From: Daniel Glazman <daniel.glazman@disruptive-innovations.com>
Date: Tue, 22 Jun 2010 07:25:46 +0200
Message-ID: <4C20495A.5030705@disruptive-innovations.com>
To: "L. David Baron" <dbaron@dbaron.org>
Cc: Doug Schepers <schepers@w3.org>, Ian Hickson <ian@hixie.ch>, Maciej Stachowiak <mjs@apple.com>, Sam Ruby <rubys@intertwingly.net>, Paul Cotton <Paul.Cotton@microsoft.com>, HTML WG <public-html@w3.org>
Le 22/06/10 01:40, L. David Baron a écrit :

> While I think it's true that the HTML Working Group within the W3C
> has tried to collaborate with WHATWG, I'm not so sure that it's true
> of the W3C as a whole.
>
> Currently the W3C and the WHATWG have very different document
> licensing policies.  The WHATWG document license allows anybody to
> create a derivative specification; the W3C's does not.  While the
> HTML working group requested a change to the license:
> http://lists.w3.org/Archives/Public/public-html/2009Feb/0388.html ,
> the W3C has not yet made such a change.  I think many members of the
> WHATWG community feel strongly about this issue; I certainly do.
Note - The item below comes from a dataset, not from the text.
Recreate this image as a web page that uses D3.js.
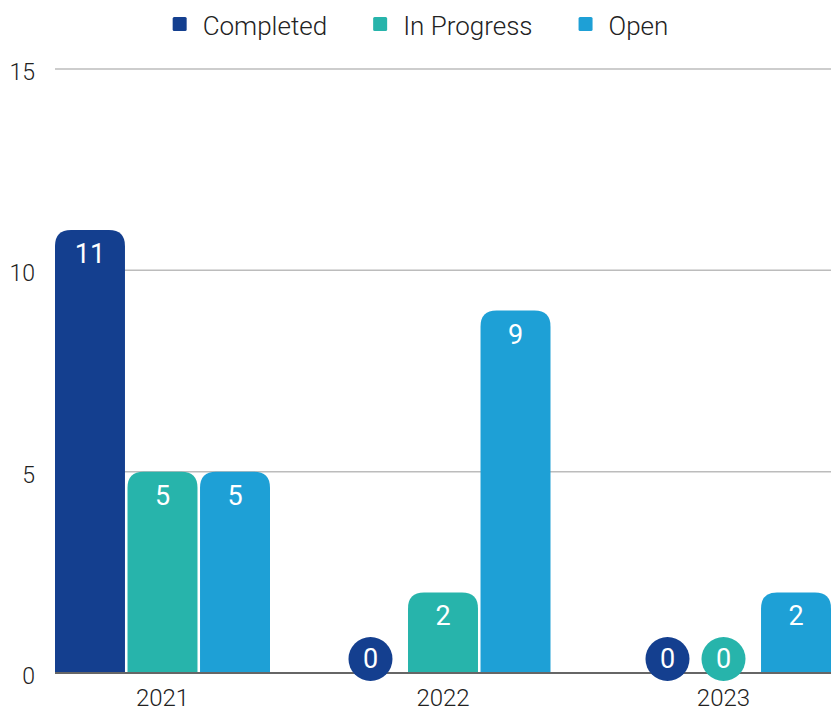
<!DOCTYPE html>
<html>
<head>
<meta charset="utf-8">
<script src="https://cdn.jsdelivr.net/npm/d3@7"></script>
<style>
  html, body { margin: 0; padding: 0; background: #fff; }
  svg { display: block; font-family: Roboto, "Noto Sans", sans-serif; }
</style>
</head>
<body>
<svg id="chart" width="831" height="715"></svg>
<script>
// Project status counts by year
const years = ["2021", "2022", "2023"];
const seriesNames = ["Completed", "In Progress", "Open"];
const completed = [11, 0, 0];
const inProgress = [5, 2, 0];
const openItems = [5, 9, 2];
const yTicks = [0, 5, 10, 15];
const colors = ["#143f8f", "#27b4ab", "#1ea0d6"];

const seriesValues = [completed, inProgress, openItems];
const rows = years.flatMap((yr, i) =>
  seriesNames.map((s, j) => ({ year: yr, series: s, idx: j, value: seriesValues[j][i] }))
);

const svg = d3.select("#chart");
const W = 831, H = 715;
const margin = { top: 69, right: 0, bottom: 42, left: 55 };

const x0 = d3.scaleBand().domain(years)
  .range([margin.left, W - margin.right])
  .paddingInner(0.2335).paddingOuter(0);
const x1 = d3.scaleBand().domain(seriesNames)
  .range([0, x0.bandwidth()])
  .paddingInner(0.035).paddingOuter(0);
const y = d3.scaleLinear().domain([0, 15]).range([H - margin.bottom, margin.top]);
const color = d3.scaleOrdinal().domain(seriesNames).range(colors);

// Gridlines
svg.append("g")
  .selectAll("line")
  .data(yTicks.filter(t => t > 0))
  .join("line")
  .attr("x1", margin.left).attr("x2", W - margin.right)
  .attr("y1", d => y(d)).attr("y2", d => y(d))
  .attr("stroke", "#bcbcbc").attr("stroke-width", 1.5);

// Y axis labels
const yAxis = d3.axisLeft(y).tickValues(yTicks).tickSize(0).tickPadding(20);
const yg = svg.append("g").attr("transform", `translate(${margin.left},0)`).call(yAxis);
yg.select(".domain").remove();
yg.selectAll("text")
  .attr("font-family", "Roboto, sans-serif")
  .attr("font-size", 23).attr("font-weight", 300)
  .attr("fill", "#222").attr("dy", "0.45em");

// Bars with rounded top corners
function topRounded(x, yTop, w, h, r) {
  r = Math.min(r, w / 2, h);
  return `M${x},${yTop + h}V${yTop + r}Q${x},${yTop} ${x + r},${yTop}` +
    `H${x + w - r}Q${x + w},${yTop} ${x + w},${yTop + r}V${yTop + h}Z`;
}

const barRows = rows.filter(d => d.value > 0);
const zeroRows = rows.filter(d => d.value === 0);

svg.append("g")
  .selectAll("path")
  .data(barRows)
  .join("path")
  .attr("d", d => {
    const bx = x0(d.year) + x1(d.series);
    return topRounded(bx, y(d.value), x1.bandwidth(), y(0) - y(d.value), 16);
  })
  .attr("fill", d => color(d.series));

// Baseline
svg.append("line")
  .attr("x1", margin.left).attr("x2", W - margin.right)
  .attr("y1", y(0)).attr("y2", y(0))
  .attr("stroke", "#666").attr("stroke-width", 2);

// Value labels inside bars
svg.append("g")
  .selectAll("text")
  .data(barRows)
  .join("text")
  .attr("x", d => x0(d.year) + x1(d.series) + x1.bandwidth() / 2)
  .attr("y", d => y(d.value) + 24)
  .attr("text-anchor", "middle")
  .attr("dominant-baseline", "central")
  .attr("font-size", 27).attr("font-weight", 400)
  .attr("fill", "#fff")
  .text(d => d.value);

// Zero-value badges: a neighbouring zero badge pulls the left one alongside it
const badgeR = 22, badgeGap = 12;
const badgeX = new Map();
years.forEach(yr => {
  for (let j = seriesNames.length - 1; j >= 0; j--) {
    const v = seriesValues[j][years.indexOf(yr)];
    if (v !== 0) continue;
    const key = yr + "|" + seriesNames[j];
    const nextKey = yr + "|" + seriesNames[j + 1];
    let cx = x0(yr) + x1(seriesNames[j]) + x1.bandwidth() / 2;
    if (badgeX.has(nextKey)) cx = badgeX.get(nextKey) - (2 * badgeR + badgeGap);
    badgeX.set(key, cx);
  }
});

const badges = svg.append("g")
  .selectAll("g")
  .data(zeroRows)
  .join("g")
  .attr("transform", d => `translate(${badgeX.get(d.year + "|" + d.series)},${y(0) - 14})`);
badges.append("circle").attr("r", badgeR).attr("fill", d => color(d.series));
badges.append("text")
  .attr("text-anchor", "middle").attr("dominant-baseline", "central")
  .attr("font-size", 27).attr("font-weight", 400)
  .attr("fill", "#fff")
  .text(d => d.value);

// X axis labels
const xAxis = d3.axisBottom(x0).tickSize(0).tickPadding(16);
const xg = svg.append("g").attr("transform", `translate(0,${y(0)})`).call(xAxis);
xg.select(".domain").remove();
xg.selectAll("text")
  .attr("font-family", "Roboto, sans-serif")
  .attr("font-size", 24).attr("font-weight", 300)
  .attr("fill", "#222");

// Legend, centred across the top
const legend = svg.append("g");
const items = legend.selectAll("g").data(seriesNames).join("g");
items.append("rect")
  .attr("width", 14).attr("height", 14).attr("y", 17).attr("rx", 1.5)
  .attr("fill", d => color(d));
items.append("text")
  .attr("x", 30).attr("y", 35)
  .attr("font-size", 26).attr("font-weight", 300)
  .attr("fill", "#222")
  .text(d => d);
let lx = 0;
items.each(function () {
  d3.select(this).attr("transform", `translate(${lx},0)`);
  lx += 30 + this.querySelector("text").getComputedTextLength() + 46;
});
const legendW = lx - 46;
legend.attr("transform", `translate(${(W + 10) / 2 - legendW / 2},0)`);
</script>
</body>
</html>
I don't. This is precisely the case where full openess is wanted in the
name of openess itself and not really because it helps the market. I
do believe the licensing terms of the WHATWG have a few bad sides that
do not counter-balance the loss of the status quo.

> The current licensing situation means that the only practical way
> the WHATWG and W3C can work together on the same specification is if
> all of the text originates on the WHATWG side.  That seems like an
> odd definition of collaboration, and I think it's closely tied to a
> number of the other issues causing conflict in this group.

You mean messages of the kind "we don't care about your slow and
useless W3C process, we keep moving" ?

In short: "the only way to make us happy is to do like we do". Nice.